-- Task brief --
Below is a listing to write out in full, exactly as given, without its pictures.

─── Data provided

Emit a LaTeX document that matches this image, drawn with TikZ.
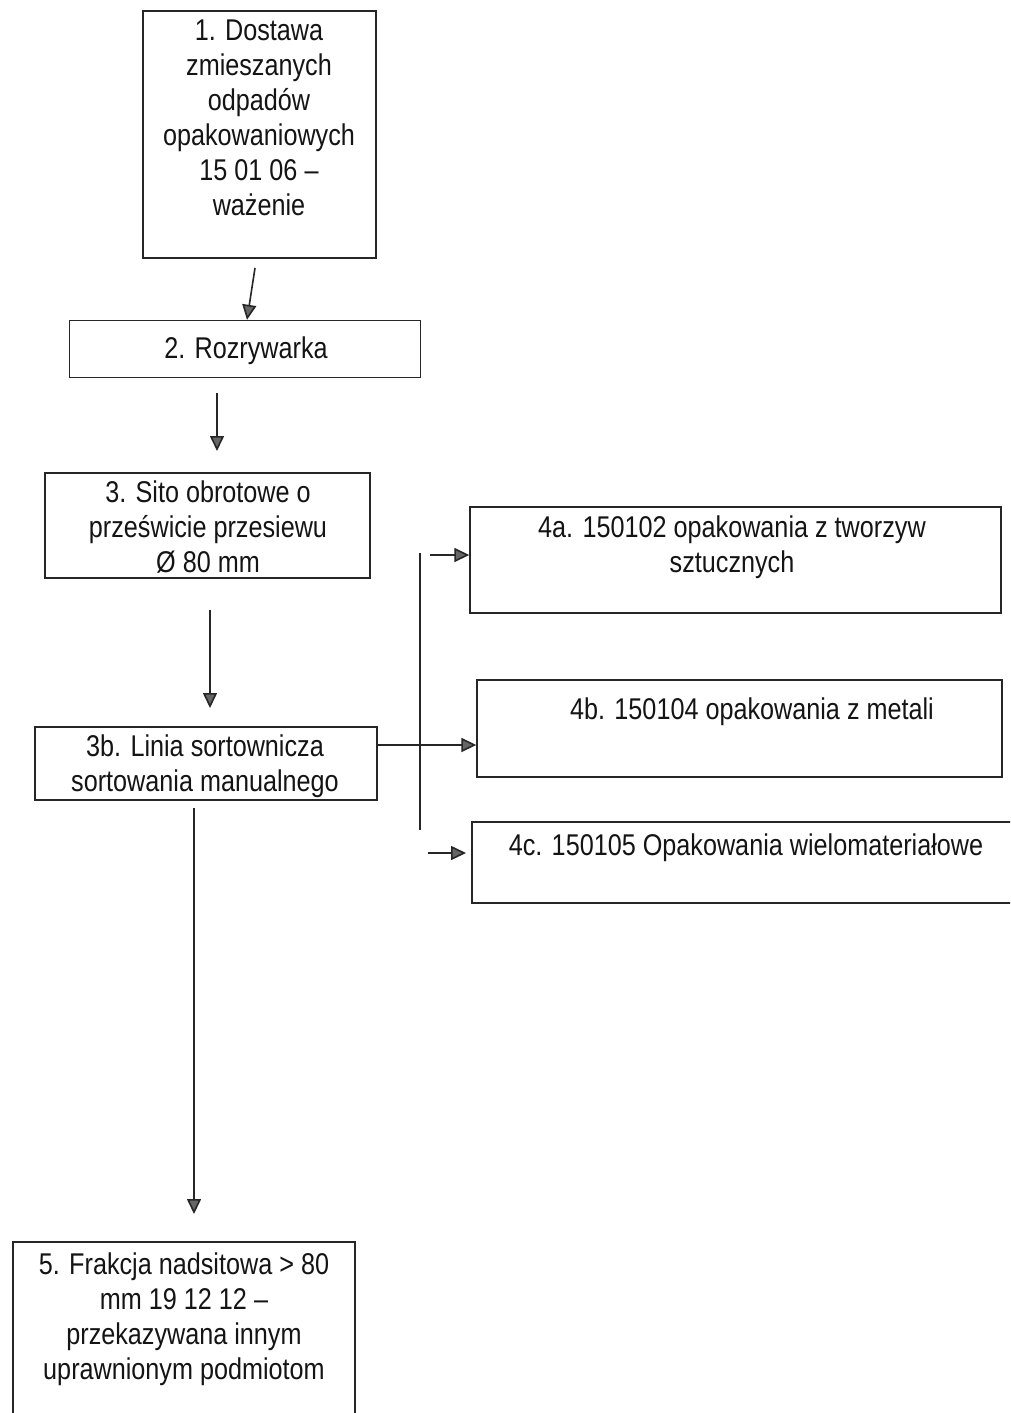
\documentclass[tikz,border=0pt]{standalone}
\usepackage{fontspec}
\setmainfont[FakeStretch=0.84]{Liberation Sans}
\usetikzlibrary{arrows.meta}
\tikzset{
  box/.style={draw=black!85, line width=1.4pt, rectangle, inner sep=0pt},
  txt/.style={align=center, font=\fontsize{30}{35}\selectfont, inner sep=0pt, text=black!92},
  arr/.style={draw=black!85, line width=1.6pt, -{Triangle[length=15pt,width=14pt,fill=black!60]}},
  ln/.style={draw=black!85, line width=1.6pt}
}
\begin{document}
\begin{tikzpicture}[x=1pt,y=-1pt]
\useasboundingbox (0,0) rectangle (1010,1413);
\clip (0,0) rectangle (1010,1413);
\fill[white] (0,0) rectangle (1010,1413);
% boxes
\node[box, minimum width=233pt, minimum height=247pt] (b1) at (259.5,134.5) {};
\node[box, minimum width=351pt, minimum height=57pt] (b2) at (245,349) {};
\node[box, minimum width=325pt, minimum height=105pt] (b3) at (207.5,525.5) {};
\node[box, minimum width=342pt, minimum height=73pt] (b3b) at (206,763.5) {};
\node[box, minimum width=531pt, minimum height=106pt] (b4a) at (735.5,560) {};
\node[box, minimum width=525pt, minimum height=97pt] (b4b) at (739.5,728.5) {};
\node[box, minimum width=548pt, minimum height=81pt] (b4c) at (746,862.5) {};
\node[box, minimum width=342pt, minimum height=198pt] (b5) at (184,1341) {};
% texts
\node[txt, anchor=north] (t1) at (259,20) {1. Dostawa\\zmieszanych\\odpadów\\opakowaniowych\\15 01 06 --\\ważenie};
\node[txt] (t2) at (246,351) {2. Rozrywarka};
\node[txt, anchor=north] (t3) at (208,481) {3. Sito obrotowe o\\prześwicie przesiewu\\Ø 80 mm};
\node[txt, anchor=north] (t3b) at (205,735) {3b. Linia sortownicza\\sortowania manualnego};
\node[txt, anchor=north] (t4a) at (732,516) {4a. 150102 opakowania z tworzyw\\sztucznych};
\node[txt, anchor=north] (t4b) at (752,698) {4b. 150104 opakowania z metali};
\node[txt, anchor=north] (t4c) at (746,834) {4c. 150105 Opakowania wielomateriałowe};
\node[txt, anchor=north] (t5) at (184,1253) {5. Frakcja nadsitowa > 80\\mm 19 12 12 --\\przekazywana innym\\uprawnionym podmiotom};
% connectors
\coordinate (a1s) at (255,268);
\draw[arr] (a1s) -- (b2.north -| 247,0);
\coordinate (a2s) at (217,393);
\coordinate (a2e) at (217,451);
\draw[arr] (a2s) -- (a2e);
\coordinate (a3s) at (210,610);
\coordinate (a3e) at (210,708);
\draw[arr] (a3s) -- (a3e);
\coordinate (a5s) at (194,808);
\coordinate (a5e) at (194,1214);
\draw[arr] (a5s) -- (a5e);
\coordinate (vtop) at (420,553);
\coordinate (vbot) at (420,830);
\draw[ln] (vtop) -- (vbot);
\draw[arr] (b3b.east |- 0,745) -- (b4b.west |- 0,745);
\coordinate (a4as) at (430,555);
\draw[arr] (a4as) -- (b4a.west |- a4as);
\coordinate (a4cs) at (428,853);
\coordinate (a4ce) at (466,853);
\draw[arr] (a4cs) -- (a4ce);
\end{tikzpicture}
\end{document}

──────

-- Response --
Emit a LaTeX document that matches this image, drawn with TikZ.
\documentclass[tikz,border=0pt]{standalone}
\usepackage{fontspec}
\setmainfont[FakeStretch=0.84]{Liberation Sans}
\usetikzlibrary{arrows.meta}
\tikzset{
  box/.style={draw=black!85, line width=1.4pt, rectangle, inner sep=0pt},
  txt/.style={align=center, font=\fontsize{30}{35}\selectfont, inner sep=0pt, text=black!92},
  arr/.style={draw=black!85, line width=1.6pt, -{Triangle[length=15pt,width=14pt,fill=black!60]}},
  ln/.style={draw=black!85, line width=1.6pt}
}
\begin{document}
\begin{tikzpicture}[x=1pt,y=-1pt]
\useasboundingbox (0,0) rectangle (1010,1413);
\clip (0,0) rectangle (1010,1413);
\fill[white] (0,0) rectangle (1010,1413);
% boxes
\node[box, minimum width=233pt, minimum height=247pt] (b1) at (259.5,134.5) {};
\node[box, minimum width=351pt, minimum height=57pt] (b2) at (245,349) {};
\node[box, minimum width=325pt, minimum height=105pt] (b3) at (207.5,525.5) {};
\node[box, minimum width=342pt, minimum height=73pt] (b3b) at (206,763.5) {};
\node[box, minimum width=531pt, minimum height=106pt] (b4a) at (735.5,560) {};
\node[box, minimum width=525pt, minimum height=97pt] (b4b) at (739.5,728.5) {};
\node[box, minimum width=548pt, minimum height=81pt] (b4c) at (746,862.5) {};
\node[box, minimum width=342pt, minimum height=198pt] (b5) at (184,1341) {};
% texts
\node[txt, anchor=north] (t1) at (259,20) {1. Dostawa\\zmieszanych\\odpadów\\opakowaniowych\\15 01 06 --\\ważenie};
\node[txt] (t2) at (246,351) {2. Rozrywarka};
\node[txt, anchor=north] (t3) at (208,481) {3. Sito obrotowe o\\prześwicie przesiewu\\Ø 80 mm};
\node[txt, anchor=north] (t3b) at (205,735) {3b. Linia sortownicza\\sortowania manualnego};
\node[txt, anchor=north] (t4a) at (732,516) {4a. 150102 opakowania z tworzyw\\sztucznych};
\node[txt, anchor=north] (t4b) at (752,698) {4b. 150104 opakowania z metali};
\node[txt, anchor=north] (t4c) at (746,834) {4c. 150105 Opakowania wielomateriałowe};
\node[txt, anchor=north] (t5) at (184,1253) {5. Frakcja nadsitowa > 80\\mm 19 12 12 --\\przekazywana innym\\uprawnionym podmiotom};
% connectors
\coordinate (a1s) at (255,268);
\draw[arr] (a1s) -- (b2.north -| 247,0);
\coordinate (a2s) at (217,393);
\coordinate (a2e) at (217,451);
\draw[arr] (a2s) -- (a2e);
\coordinate (a3s) at (210,610);
\coordinate (a3e) at (210,708);
\draw[arr] (a3s) -- (a3e);
\coordinate (a5s) at (194,808);
\coordinate (a5e) at (194,1214);
\draw[arr] (a5s) -- (a5e);
\coordinate (vtop) at (420,553);
\coordinate (vbot) at (420,830);
\draw[ln] (vtop) -- (vbot);
\draw[arr] (b3b.east |- 0,745) -- (b4b.west |- 0,745);
\coordinate (a4as) at (430,555);
\draw[arr] (a4as) -- (b4a.west |- a4as);
\coordinate (a4cs) at (428,853);
\coordinate (a4ce) at (466,853);
\draw[arr] (a4cs) -- (a4ce);
\end{tikzpicture}
\end{document}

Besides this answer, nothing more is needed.